WHEREFORE, the petition is DISMISSED. The Decision dated May 31, 2012 and Resolution dated January 18, 2013 of the Court of Appeals in CA-G.R. SP No. 117893 affirming the Order dated January 13, 2011 of the Securities and Exchange Commission en banc which dismissed the complaint to expunge alleged spurious corporate documents filed by herein respondents for lack of jurisdiction are AFFIRMED.
SO ORDERED."
Very truly yours,
(SGD.) WILFREDO V. LAPITANDivision Clerk of Court
Footnotes
1.Rollo, pp. 12-43.
2.Id. at 36-38.
3. Penned by Associate Justice Jane Aurora C. Lantion with Associate Justices Isaias P. Dicdican and Florito S. Macalino concurring; id. at 45-58.
4.Id. at 60-61.
5.Id. at 171-175.
6.Id. at 62.
7.Id. at 66.
8.Id. at 116.
9.Id. at 114.
10.Id. at 116.
11.Id. at 118.
12.Id. at 117.
13.Id. at 140-141.
14.Id. at 136-137.
15.Id. at 138-139.
16.Id. at 144-145.
17.Id. at142-143.
18.Id. at 146.
19.Id. at 148-149.
20.Id.
21.Id. at 150.
22.Id. at 151-152.
23.Id.
24.Id. at 154.
25.Id. at 157-159.
26.Id. at 60-165.
27.Id. at 169.
28.Id. at 171-175.
29.Id. at 174-175.
30.Id. at 57.
31. The Securities Regulation Code.
32. SECTION 5. Powers and Functions of the Commission. — 5.1 x x x
5.2. The Commission's jurisdiction over all cases enumerated under Section 5 of Presidential Decree No. 902-A is hereby transferred to the Courts of general jurisdiction or the appropriate Regional Trial Court: Provided, That the Supreme Court in the exercise of its authority may designate the Regional Trial Court branches that shall exercise jurisdiction over these cases. x x x
33. The SEC Reorganization Act.
34.Reyes v. Zenith Insurance Corp., G.R. No. 165744, August 11, 2008.

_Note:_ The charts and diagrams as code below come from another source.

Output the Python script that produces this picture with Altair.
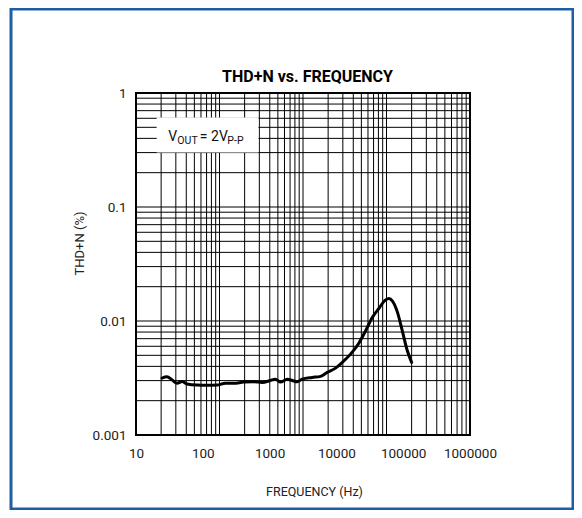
import altair as alt
import pandas as pd

# ---- data ----
FREQ_HZ = [24.5, 29.1, 34.6, 41.2, 48.9, 58.1, 82.1, 115.9, 163.7, 218, 290, 410, 579,
           774, 1030, 1224, 1455, 1834, 2179, 2589, 3076, 4345, 5786, 7290, 9707, 12230,
           16290, 21690, 27340, 34450, 43260, 54510, 61090, 68700, 81640, 97000, 115300, 133700]
THDN_PCT = [0.00316, 0.00324, 0.00305, 0.00284, 0.00295, 0.00280, 0.00274, 0.00273, 0.00274,
            0.00285, 0.00284, 0.00291, 0.00293, 0.00289, 0.00301, 0.00309, 0.00291, 0.00308,
            0.00301, 0.00293, 0.00309, 0.00320, 0.00327, 0.00354, 0.00386, 0.00433, 0.00512,
            0.00639, 0.00820, 0.01074, 0.01288, 0.01532, 0.01575, 0.01501, 0.01202, 0.00820,
            0.00548, 0.00433]

X_TICKS = [10, 100, 1000, 10000, 100000, 1000000]
Y_TICKS = [0.001, 0.01, 0.1, 1]
GRID_MULT = [1, 2, 3, 4, 5, 6, 7, 8, 9]
GRID_X_DECADES = [10, 100, 1000, 10000]      # printed grid paper: 4 log decades across the width
GRID_Y_DECADES = [0.001, 0.01, 0.1]

TITLE = "THD+N vs. FREQUENCY"
X_TITLE = "FREQUENCY (Hz)"
Y_TITLE = "THD+N (%)"

grid_x = [m * d for d in GRID_X_DECADES for m in GRID_MULT] + [100000]
grid_y = [m * d for d in GRID_Y_DECADES for m in GRID_MULT] + [1]

FONT = "Roboto"
BLUE = "#1d5fa6"
W, H = 334, 342

xs = alt.Scale(type="log", domain=[10, 1000000], nice=False)
ys = alt.Scale(type="log", domain=[0.001, 1], nice=False)

curve_df = pd.DataFrame({"freq": FREQ_HZ, "thdn": THDN_PCT})

# grid paper has 4 decades over the 5 labelled decades: map onto the labelled scale
vgrid = alt.Chart(pd.DataFrame({"g": grid_x})).transform_calculate(
    f="pow(10, 1 + (log(datum.g) / LN10 - 1) * 5 / 4)"
).mark_rule(color="black", strokeWidth=1).encode(
    x=alt.X("f:Q", scale=xs)
)

hgrid = alt.Chart(pd.DataFrame({"v": grid_y})).mark_rule(
    color="black", strokeWidth=1
).encode(y=alt.Y("v:Q", scale=ys))

box = alt.Chart(pd.DataFrame({"x1": [20.4], "x2": [681], "y1": [0.30], "y2": [0.61]})).mark_rect(
    fill="white"
).encode(
    x=alt.X("x1:Q", scale=xs), x2="x2:Q",
    y=alt.Y("y1:Q", scale=ys), y2="y2:Q",
)

anchor = pd.DataFrame({"f": [30.5], "v": [0.378], "vs": [0.3575]})


def piece(text, dx, size, sub):
    return alt.Chart(anchor).mark_text(
        text=text, dx=dx, align="left", baseline="alphabetic",
        font=FONT, fontSize=size, color="#111"
    ).encode(
        x=alt.X("f:Q", scale=xs),
        y=alt.Y("vs:Q" if sub else "v:Q", scale=ys),
    )


curve = alt.Chart(curve_df).mark_line(
    color="black", strokeWidth=3, interpolate="monotone", strokeCap="round", strokeJoin="round"
).encode(
    x=alt.X("freq:Q", scale=xs, axis=alt.Axis(
        values=X_TICKS, format="d", grid=False, ticks=False, domain=False,
        labelPadding=11, labelFlush=False, labelFont=FONT, labelFontSize=13.5,
        labelColor="#222", title=X_TITLE, titleFont=FONT, titleFontSize=12.5,
        titleFontWeight="normal", titleColor="#222", titleAlign="center",
        titleBaseline="alphabetic", titleX=178, titleY=60)),
    y=alt.Y("thdn:Q", scale=ys, axis=alt.Axis(
        values=Y_TICKS, format="~g", grid=False, ticks=False, domain=False,
        labelPadding=10, labelFlush=False, labelFont=FONT, labelFontSize=13.5,
        labelColor="#222", title=Y_TITLE, titleFont=FONT, titleFontSize=13,
        titleFontWeight="normal", titleColor="#222", titleAlign="center",
        titleBaseline="middle", titleAngle=270, titleX=-57, titleY=150)),
)

title = alt.Chart(anchor).mark_text(
    text=TITLE, font=FONT, fontSize=16, fontWeight="bold", align="center",
    baseline="alphabetic", color="black"
).encode(x=alt.value(171.5), y=alt.value(-11.5))

border = alt.Chart(anchor).mark_rect(
    filled=False, stroke=BLUE, strokeWidth=3
).encode(x=alt.value(-125), x2=alt.value(437), y=alt.value(-84), y2=alt.value(416))

chart = alt.layer(
    vgrid, hgrid, box,
    piece("V", 0, 14, False), piece("OUT", 9, 10.5, True),
    piece("= 2V", 31.5, 14, False), piece("P-P", 59, 10.5, True),
    curve, title, border,
).properties(
    width=W, height=H,
    autosize=alt.AutoSizeParams(type="none"),
    padding={"left": 128, "top": 85, "right": 104, "bottom": 75},
    background="white",
).configure_view(stroke="black", strokeWidth=2)

chart.save("out.html", embed_options={"renderer": "svg", "actions": False})
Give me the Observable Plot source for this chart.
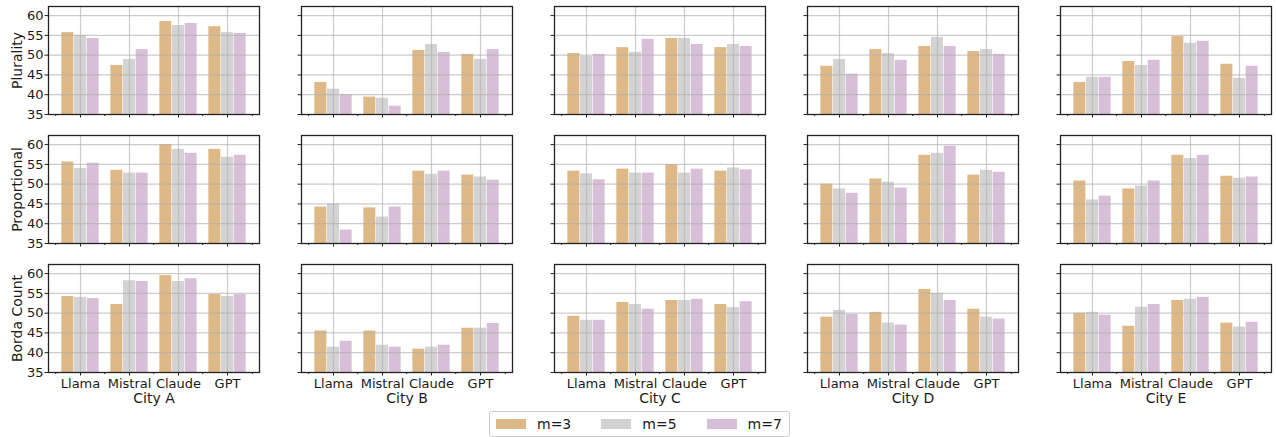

35.Id., Speed Distributing Corp. v. Court of Appeals, 469 Phil. 739, 758-759 (2004).
36. 211 Phil. 222, 230-231 (1983).
37.DMRC Enterprises v. Este Del Sol Mountain Reserve, Inc., 217 Phil. 280, 299 (1984).
38.Reyes v. Regional Trial Court of Makati, Br.142, G.R. No. 165744, August 11, 2008, 561 SCRA 593, 611.
39.Del Rosario v. Gerry Roxas Foundation, Inc., G.R. No. 170575, June 8, 2011, 651 SCRA 414, 416-417, citing Spouses Huguete v. Spouses Embudo, 453 Phil. 170, 176-177 (2003); and Co Tiamco v. Diaz, 75 Phil. 672, 683-684 (1946).